TO BE DONE » Return the lines below exactly, from the first line to the line that contains "DES COÛTS DE". Leave out pictures.

------------------------------------------------------------

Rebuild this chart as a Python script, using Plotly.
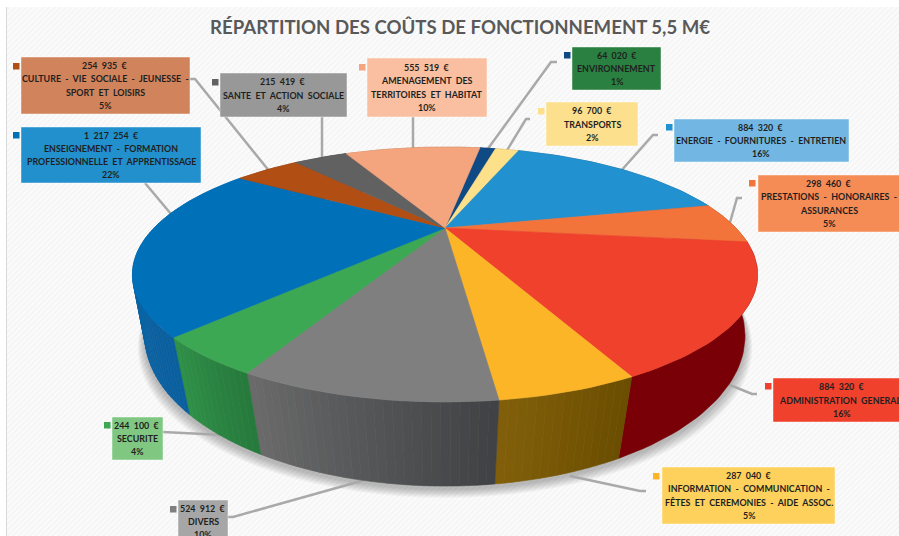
import math
import plotly.graph_objects as go

TITLE = "RÉPARTITION DES COÛTS DE FONCTIONNEMENT 5,5 M€"

# Data, clockwise from the first slice
names = ["ENVIRONNEMENT", "TRANSPORTS", "ENERGIE - FOURNITURES - ENTRETIEN",
         "PRESTATIONS - HONORAIRES -<br>ASSURANCES", "ADMINISTRATION GENERALE",
         "INFORMATION - COMMUNICATION -<br>FÊTES ET CEREMONIES - AIDE ASSOC.",
         "DIVERS", "SECURITE",
         "ENSEIGNEMENT - FORMATION<br>PROFESSIONNELLE ET APPRENTISSAGE",
         "CULTURE - VIE SOCIALE - JEUNESSE -<br>SPORT ET LOISIRS",
         "SANTE ET ACTION SOCIALE", "AMENAGEMENT DES<br>TERRITOIRES ET HABITAT"]
values = [64020, 96700, 884320, 298460, 884320, 287040, 524912, 244100, 1217254, 254935, 215419, 555519]
percents = [1, 2, 16, 5, 16, 5, 10, 4, 22, 5, 4, 10]

top_colors = ["#0f4a85", "#fde08a", "#2291d0", "#f2743a", "#f0412d", "#fdb528",
              "#7f7f7f", "#3ca853", "#0070b8", "#b04e14", "#616161", "#f4a57e"]
side_from = ["#0a3560", "#b09a50", "#15608c", "#a04a20", "#780006", "#6a4d00",
             "#3f4144", "#26793b", "#0a5f9e", "#7a3208", "#404040", "#a87050"]
side_to = ["#0a3560", "#b09a50", "#15608c", "#a04a20", "#780006", "#82600a",
           "#6b6b6b", "#2f9149", "#0a6cae", "#7a3208", "#404040", "#a87050"]
box_colors = ["#2a8040", "#fde08d", "#72b7e3", "#f58b55", "#f0412d", "#fdd15c",
              "#a6a6a6", "#80c882", "#2290cc", "#d1835c", "#989898", "#f9bfa0"]

# label box: x0, x1, y0, y1, text centre x, text centre y; marker x0, y0
boxes = [(572, 661, 47, 90, 616.5, 68.5, 564, 52),
         (546, 638, 102, 146, 592, 124, 538, 108),
         (674, 849, 119, 162, 761, 140.5, 666, 124),
         (758, 901, 175, 232, 829, 203.5, 749, 180),
         (773, 901, 378, 422, 842, 400, 765, 383),
         (662, 835, 467, 524, 748.5, 495.5, 653, 473),
         (178, 228, 500, 540, 203, 521.6, 170, 506),
         (112, 163, 417, 460, 137, 438.5, 104, 422),
         (21, 201, 127, 183, 111, 155, 13, 132),
         (21, 190, 57, 114, 105, 85.5, 13, 63),
         (220, 347, 73, 117, 283, 95, 212, 79),
         (367, 487, 58, 117, 427, 87.5, 359, 64)]

leaders = [[(557, 62), (551, 62), (487, 150)],
           [(530, 119), (526, 119), (506, 152)],
           [(658, 135), (653, 135), (620, 172)],
           [(742, 198), (737, 198), (729, 226)],
           [(757, 394), (752, 394), (725, 383)],
           [(646, 491), (640, 491), (570, 476)],
           [(228, 517), (233, 517), (372, 478)],
           [(163, 432), (224, 435)],
           [(145, 183), (176, 220)],
           [(190, 79), (195, 79), (270, 172)],
           [(322, 117), (322, 160)],
           [(413, 117), (413, 150)]]

# Projection of the disc (perspective)
START = 9.4
CX = 445
TOP = dict(y0=228.0, A=291.0, B=110.5, k=0.365)
BOT = dict(y0=286.5, A=283.2, B=133.7, k=0.33)
LINE_H = 13.3


def proj(deg, p, dy=0.0, grow=1.0):
    t = math.radians(deg)
    u, v = math.sin(t), math.cos(t)
    d = 1 + p["k"] * v
    return CX + grow * p["A"] * u / d, p["y0"] + dy - p["B"] * v / d


def mix(a, b, f):
    ca = [int(a[i:i + 2], 16) for i in (1, 3, 5)]
    cb = [int(b[i:i + 2], 16) for i in (1, 3, 5)]
    return "rgb(%d,%d,%d)" % tuple(round(x + (y - x) * f) for x, y in zip(ca, cb))


def poly(fig, pts, color, edge=True):
    fig.add_trace(go.Scatter(x=[p[0] for p in pts], y=[p[1] for p in pts],
                             mode="lines" if edge else "none",
                             fill="toself", fillcolor=color,
                             line=dict(color=color, width=0.6) if edge else None,
                             hoverinfo="skip", showlegend=False))


fig = go.Figure()

# hatched background
fig.add_trace(go.Scatter(x=[7, 899, 899, 7, 7], y=[7, 7, 536, 536, 7], mode="lines", fill="toself",
                         line=dict(width=0), fillcolor="#f6f6f6",
                         fillpattern=dict(shape="/", size=4, solidity=0.45, fgcolor="#ededed", bgcolor="#fbfbfb"),
                         hoverinfo="skip", showlegend=False))

# soft shadow
for i in range(10, 0, -1):
    pts = [proj(a, BOT, dy=3 + i * 0.9, grow=1 + i * 0.0025) for a in range(0, 361, 3)]
    poly(fig, pts, "rgba(0,0,0,0.028)", edge=False)

# leader lines
for ln in leaders:
    fig.add_trace(go.Scatter(x=[p[0] for p in ln], y=[p[1] for p in ln], mode="lines",
                             line=dict(color="#a9a9a9", width=2.5), hoverinfo="skip", showlegend=False))

total = sum(values)
spans = []
a0 = START
for v in values:
    a1 = a0 + 360 * v / total
    spans.append((a0, a1))
    a0 = a1

# sides: strips carry the gradient
for (a0, a1), c0, c1 in zip(spans, side_from, side_to):
    n = 1 if c0 == c1 else max(2, int((a1 - a0) / 1.2))
    for j in range(n):
        s = a0 + (a1 - a0) * j / n
        e = a0 + (a1 - a0) * (j + 1) / n
        m = max(3, int((e - s) / 1.5))
        g2 = [s + (e - s) * q / m for q in range(m + 1)]
        pts = [proj(g, TOP) for g in g2] + [proj(g, BOT) for g in reversed(g2)]
        poly(fig, pts + pts[:1], mix(c0, c1, (j + 0.5) / n))

# top faces
apex = (CX, TOP["y0"])
for (a0, a1), col in zip(spans, top_colors):
    n = max(4, int((a1 - a0) / 1.5))
    rim = [proj(a0 + (a1 - a0) * j / n, TOP) for j in range(n + 1)]
    poly(fig, [apex] + rim + [apex], col)

shapes = [dict(type="line", xref="x", yref="y", x0=6.5, x1=6.5, y0=7, y1=536,
               line=dict(color="#d9d9d9", width=1))]
annotations = [dict(x=460, y=27, xref="x", yref="y", text="<b>" + TITLE + "</b>", showarrow=False,
                    font=dict(family="Lato", size=18.6, color="#595959"), xanchor="center", yanchor="middle")]

for name, val, pct, b, bc, tc in zip(names, values, percents, boxes, box_colors, top_colors):
    x0, x1, y0, y1, tx, ty, mx, my = b
    shapes.append(dict(type="rect", xref="x", yref="y", x0=x0, x1=x1, y0=y0, y1=y1, layer="above",
                       fillcolor=bc, line=dict(color="rgba(255,255,255,0.45)", width=1)))
    shapes.append(dict(type="rect", xref="x", yref="y", x0=mx, x1=mx + 6.5, y0=my, y1=my + 6.5, layer="above",
                       fillcolor=tc, line=dict(width=0)))
    amount = f"{val:,}".replace(",", "\u00a0\u00a0") + "\u00a0\u00a0€"
    lines = [amount] + name.replace(" ", "\u00a0\u00a0").split("<br>") + [f"{pct}%"]
    for i, ln in enumerate(lines):
        annotations.append(dict(x=tx, y=ty + (i - (len(lines) - 1) / 2) * LINE_H, xref="x", yref="y",
                                text="<b>" + ln + "</b>", showarrow=False,
                                font=dict(family="Lato", size=8.9, color="#1f1f1f"),
                                xanchor="center", yanchor="middle"))

fig.update_layout(width=899, height=536, margin=dict(l=0, r=0, t=0, b=0),
                  paper_bgcolor="white", plot_bgcolor="white", showlegend=False,
                  shapes=shapes, annotations=annotations,
                  xaxis=dict(range=[0, 899], visible=False, fixedrange=True),
                  yaxis=dict(range=[536, 0], visible=False, fixedrange=True))

fig.write_html("out.html", config=dict(displayModeBar=False),
               post_script="document.body.style.margin='0';document.body.style.overflow='hidden';")
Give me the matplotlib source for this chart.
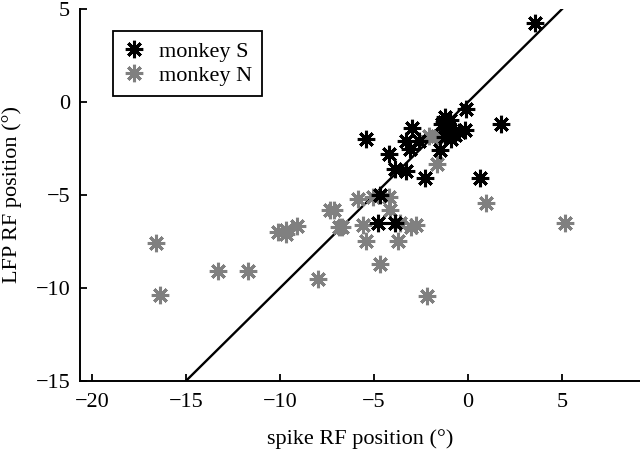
import matplotlib
matplotlib.use("Agg")
import matplotlib.pyplot as plt
import numpy as np

plt.rcParams['font.family'] = ['Liberation Serif', 'DejaVu Serif']
plt.rcParams['mathtext.fontset'] = 'stix'

# monkey S (black)
s_x = [3.56, 1.76, -0.11, -0.16, -1.2, -0.95, -1.4, -1.0, -0.7, -1.2, -1.5, -0.5,
       -3.0, -3.3, -3.1, -2.6, -5.4, -4.2, -3.9, -3.3, -2.3, 0.65, -4.7, -4.8, -3.9,
       -1.3, -0.9]
s_y = [4.25, -1.2, -0.4, -1.5, -0.8, -0.95, -1.2, -1.4, -1.8, -1.9, -2.6, -1.6,
       -1.4, -2.1, -2.5, -2.1, -2.0, -2.8, -3.6, -3.7, -4.1, -4.1, -5.0, -6.5, -6.5,
       -1.1, -2.0]

# monkey N (gray)
n_x = [-16.6, -16.4, -13.3, -11.7, -10.1, -9.7, -9.1, -9.7, -7.96, -7.35, -7.15,
       -6.85, -6.7, -5.85, -5.6, -5.45, -5.04, -4.18, -4.15, -3.7, -3.6, -3.05,
       -2.75, -4.68, -2.16, 0.94, 5.16, -1.67, -2.1, -1.67]
n_y = [-7.6, -10.4, -9.1, -9.1, -7.0, -6.9, -6.65, -7.1, -9.5, -5.8, -5.8,
       -6.75, -6.7, -5.2, -6.6, -7.45, -5.1, -5.1, -5.8, -7.45, -6.5, -6.7,
       -6.6, -8.74, -10.43, -5.42, -6.52, -3.33, -1.83, -1.83]

# identity line range
line_x = [-15, 5]

xticks = [-20, -15, -10, -5, 0, 5]
yticks = [-15, -10, -5, 0, 5]

fig = plt.figure(figsize=(6.4, 4.55), dpi=100)
ax = fig.add_axes([0.125, 0.163, 0.875, 0.817])

ax.plot(line_x, line_x, color='black', lw=1.7, zorder=1)

mk = (8, 2, 0)
ax.plot(s_x, s_y, linestyle='none', marker=mk, markersize=12.5, markeredgewidth=2.2,
        color='black', label='monkey S', zorder=3)
ax.plot(n_x, n_y, linestyle='none', marker=mk, markersize=12.5, markeredgewidth=2.2,
        color='#808080', label='monkey N', zorder=2)

ax.set_xlim(-20.64, 9.15)
ax.set_ylim(-15, 5)
ax.set_xticks(xticks)
ax.set_yticks(yticks)
ax.set_xticklabels(['\u2212' + str(-t) if t < 0 else str(t) for t in xticks])
ax.set_yticklabels(['\u2212' + str(-t) if t < 0 else str(t) for t in yticks])

for side in ['top', 'right']:
    ax.spines[side].set_visible(False)
for side in ['left', 'bottom']:
    ax.spines[side].set_linewidth(1.4)
ax.tick_params(direction='in', length=5, width=1.3, labelsize=16)
ax.tick_params(axis='x', pad=9)
ax.tick_params(axis='y', pad=7)

ax.set_xlabel('spike RF position (°)', fontsize=16, labelpad=12)
ax.set_ylabel('LFP RF position (°)', fontsize=16)
ax.yaxis.set_label_coords(-0.104, 0.5)

leg = ax.legend(loc='upper left', bbox_to_anchor=(0.059, 0.94), fontsize=16,
                frameon=True, fancybox=False, edgecolor='black', framealpha=1,
                handlelength=1.0, handletextpad=0.6, borderpad=0.45, labelspacing=0.15,
                borderaxespad=0)
leg.get_frame().set_linewidth(1.3)

fig.savefig('out.png', dpi=100)
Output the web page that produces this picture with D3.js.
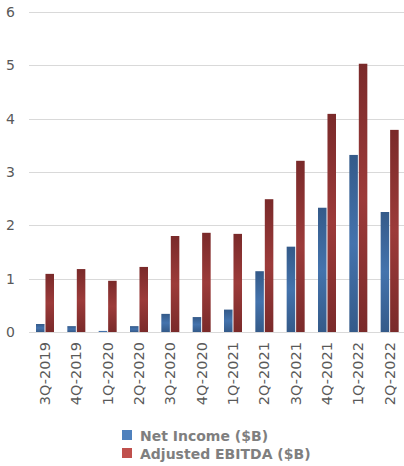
<!DOCTYPE html>
<html>
<head>
<meta charset="utf-8">
<script src="https://cdn.jsdelivr.net/npm/d3@7"></script>
<style>
  body { margin: 0; background: #fff; }
  text { font-family: "DejaVu Sans", sans-serif; }
</style>
</head>
<body>
<div id="chart"></div>
<script>
const quarters = ["3Q-2019", "4Q-2019", "1Q-2020", "2Q-2020", "3Q-2020", "4Q-2020",
  "1Q-2021", "2Q-2021", "3Q-2021", "4Q-2021", "1Q-2022", "2Q-2022"];
const netIncome = [0.15, 0.11, 0.02, 0.11, 0.34, 0.28, 0.42, 1.14, 1.6, 2.33, 3.32, 2.25];
const ebitda = [1.09, 1.18, 0.96, 1.22, 1.8, 1.86, 1.84, 2.49, 3.21, 4.09, 5.03, 3.79];
const yTicks = [0, 1, 2, 3, 4, 5, 6];
const seriesNames = ["Net Income ($B)", "Adjusted EBITDA ($B)"];

const w = 404, h = 466;

const svg = d3.select("#chart").append("svg")
  .attr("width", w)
  .attr("height", h);

// gradients like the old office bars
const defs = svg.append("defs");
const grads = [
  { id: "gradBlue", dark: "#345a89", light: "#4473ad" },
  { id: "gradRed", dark: "#7a2a2a", light: "#9c3b3a" },
];
grads.forEach((g) => {
  const lg = defs.append("linearGradient")
    .attr("id", g.id)
    .attr("x1", "0%").attr("x2", "0%")
    .attr("y1", "0%").attr("y2", "100%");
  lg.append("stop").attr("offset", "0%").style("stop-color", g.dark);
  lg.append("stop").attr("offset", "50%").style("stop-color", g.light);
  lg.append("stop").attr("offset", "100%").style("stop-color", g.dark);
});

const x = d3.scaleBand()
  .domain(quarters)
  .range([29, 405]);

const y = d3.scaleLinear()
  .domain([0, 6])
  .range([332, 12]);

const sub = d3.scaleBand()
  .domain([0, 1])
  .range([7, 25])
  .paddingInner(0.1);

// grid lines
svg.append("g")
  .selectAll("line")
  .data(yTicks)
  .enter()
  .append("line")
  .attr("x1", 29)
  .attr("x2", w)
  .attr("y1", (d) => Math.round(y(d)) + 0.5)
  .attr("y2", (d) => Math.round(y(d)) + 0.5)
  .attr("stroke", "#d9d9d9")
  .attr("stroke-width", 1.2);

// y labels
svg.append("g")
  .selectAll("text")
  .data(yTicks)
  .enter()
  .append("text")
  .attr("x", 15)
  .attr("y", (d) => y(d) + 5)
  .attr("text-anchor", "end")
  .style("font-size", "14px")
  .style("fill", "#595959")
  .text((d) => d);

// bars
const groups = svg.append("g")
  .selectAll("g")
  .data(quarters)
  .enter()
  .append("g")
  .attr("transform", (d) => `translate(${x(d)},0)`);

groups.append("rect")
  .attr("x", sub(0))
  .attr("width", sub.bandwidth())
  .attr("y", (d, i) => y(netIncome[i]))
  .attr("height", (d, i) => y(0) - y(netIncome[i]))
  .attr("fill", "url(#gradBlue)");

groups.append("rect")
  .attr("x", sub(1))
  .attr("width", sub.bandwidth())
  .attr("y", (d, i) => y(ebitda[i]))
  .attr("height", (d, i) => y(0) - y(ebitda[i]))
  .attr("fill", "url(#gradRed)");

// x labels, rotated
svg.append("g")
  .selectAll("text")
  .data(quarters)
  .enter()
  .append("text")
  .attr("transform", (d) => `translate(${x(d) + 16 + 5},342) rotate(-90)`)
  .attr("text-anchor", "end")
  .style("font-size", "14.5px")
  .style("fill", "#595959")
  .text((d) => d);

// legend
const legendColors = ["#4f81bd", "#c0504d"];
const legend = svg.append("g")
  .selectAll("g")
  .data(seriesNames)
  .enter()
  .append("g")
  .attr("transform", (d, i) => `translate(122,${430 + i * 18})`);

legend.append("rect")
  .attr("width", 10)
  .attr("height", 10)
  .attr("fill", (d, i) => legendColors[i]);

legend.append("text")
  .attr("x", 18)
  .attr("y", 10.5)
  .style("font-size", "14px")
  .style("font-weight", 700)
  .style("fill", "#7f7f7f")
  .text((d) => d);
</script>
</body>
</html>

------------------------------------------------------------

TASK RESULT »
Rebuild this chart as a Python script, using Plotly.
import math
import plotly.graph_objects as go

TITLE = "RÉPARTITION DES COÛTS DE FONCTIONNEMENT 5,5 M€"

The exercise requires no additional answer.